Women Pushing Boundaries With Teens

Kimberly Dymecki, Clark's attorney, said the book is not an authorized biography and that she did not believe her client, who now is registered as a sex offender, stands to profit from the publication.

In Pennsylvania this week, police arrested Abbiejane Swogger, a 34-year-old exotic dancer turned teacher's aide from the town of Natrona, after she allegedly held a party in a motel room with several teenagers. She was charged Tuesday with possession of drugs and corrupting minors. Police said they found 9.5 grams of crack cocaine and a digital scale in the room.

They also reportedly found three teenagers, empty beer cans, the odor of marijuana and condom wrappers. Swogger has already resigned from her position as a special education assistant at a local school. More charges could be brought, police say.

In media interviews before she was formally charged Tuesday, Swogger acknowledged rumors about her having sex with teens, but said they were "absolutely not true." She acknowledged that "discreet sex" may have occurred among the teens, but said that she did not have sex during the hotel party.

"I did not serve them any alcohol," she said in an interview with KDKA TV in Pittsburgh. "Marijuana? I have no clue. If there was marijuana there it was not mine. Open condom wrappers? Yes … but I did not have sex with anyone."

Swogger claims she got the hotel room because she did not like to party in front of her two sons.

Swogger's attorney, Duke George, who was hired after Swogger talked about her arrest to the media, told ABC News that the candid comments his client made could jeopardize her defense. "The worst thing you can do without advice of counsel is to talk to anyone about your case," George said.

Police in Harrison, Pa., where Swogger lives, continue to investigate the woman, according to Michael Klein, the police chief. Additional charges ranging anywhere from corruption of a minor to much more serious counts could be made, he said.

Of the many women he works with, Reamer, the Rhode Island professor, said that occasionally a woman will be a sexual predator in the true sense of the word. Sometimes a woman suffers from cognitive deficiencies that prevent her from seeing what's wrong with her relationship with teens, while other times a woman's judgment will become impaired by circumstances in her life, he said.

More common, he said, are scenarios where women offenders are immature and, despite being in a position of senior authority, feel more comfortable around teens.

"She is someone who is much more comfortable relating to and interacting with younger people," Reamer said. "It's often threatening for her to spend time with people who are supposed to be intellectual peers. It's a kind of arrested development.

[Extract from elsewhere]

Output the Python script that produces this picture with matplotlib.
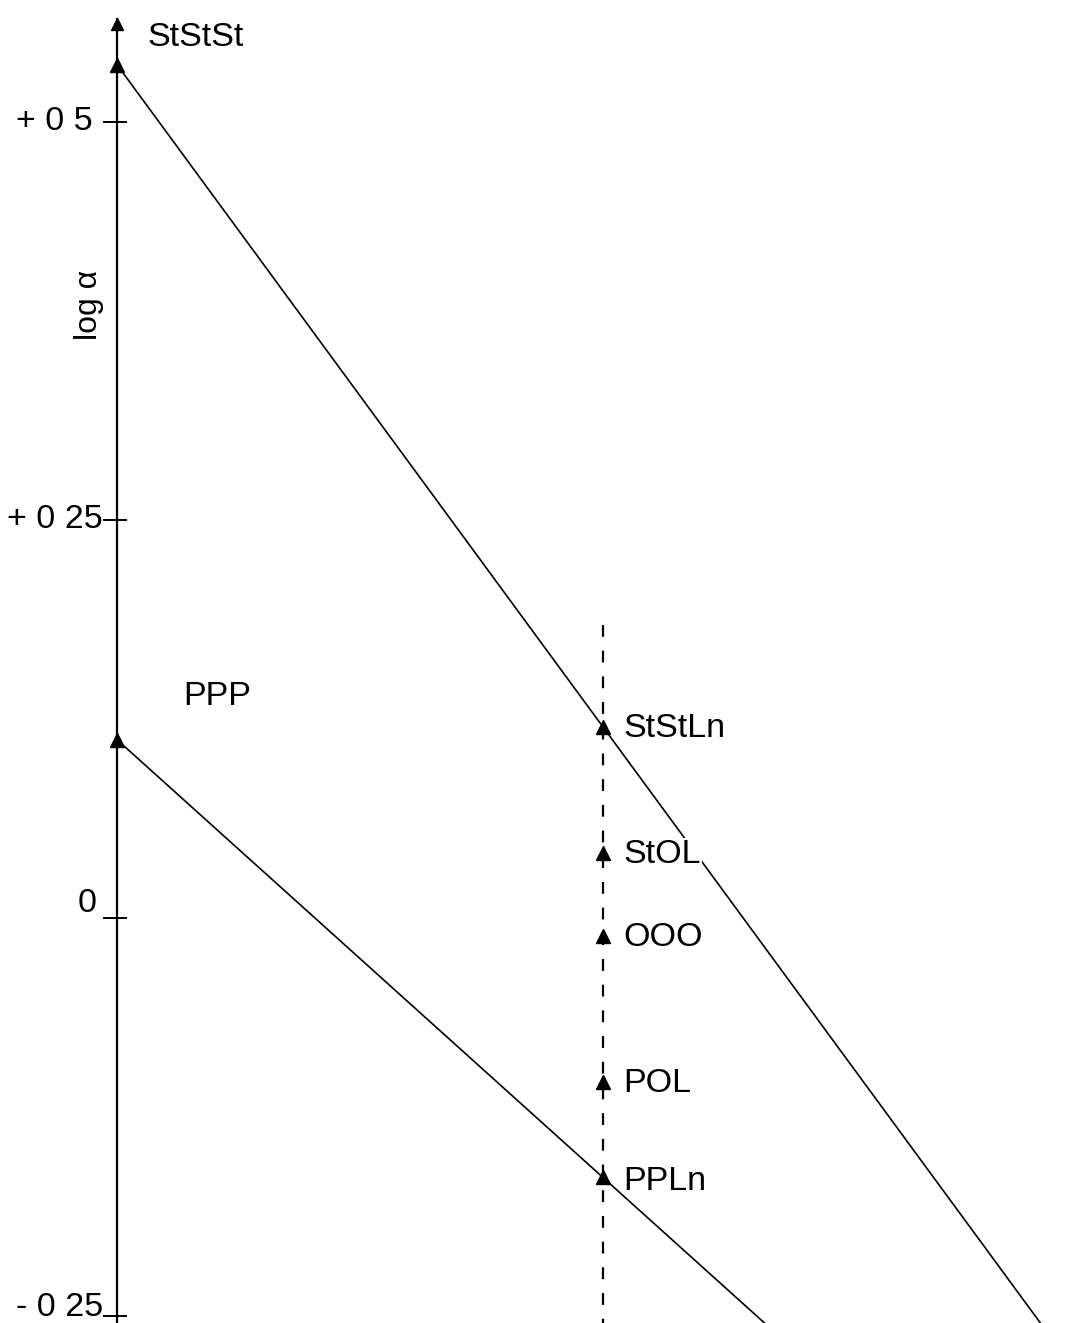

"There's almost a self-righteousness quality to it," he continued. "Who are all these folks, meaning law enforcement officials, child welfare officials, who are they to judge me?"

A classic example of this behavior, Reamer said, is Mary Kay Letourneau, a woman who was 34 when she made national headlines in 1996 with the news that she was pregnant with a 12-year-old student's child. Letourneau would spend several years in jail after pleading guilty to child rape. She was released in August 2004 and married the father of her child eight months later.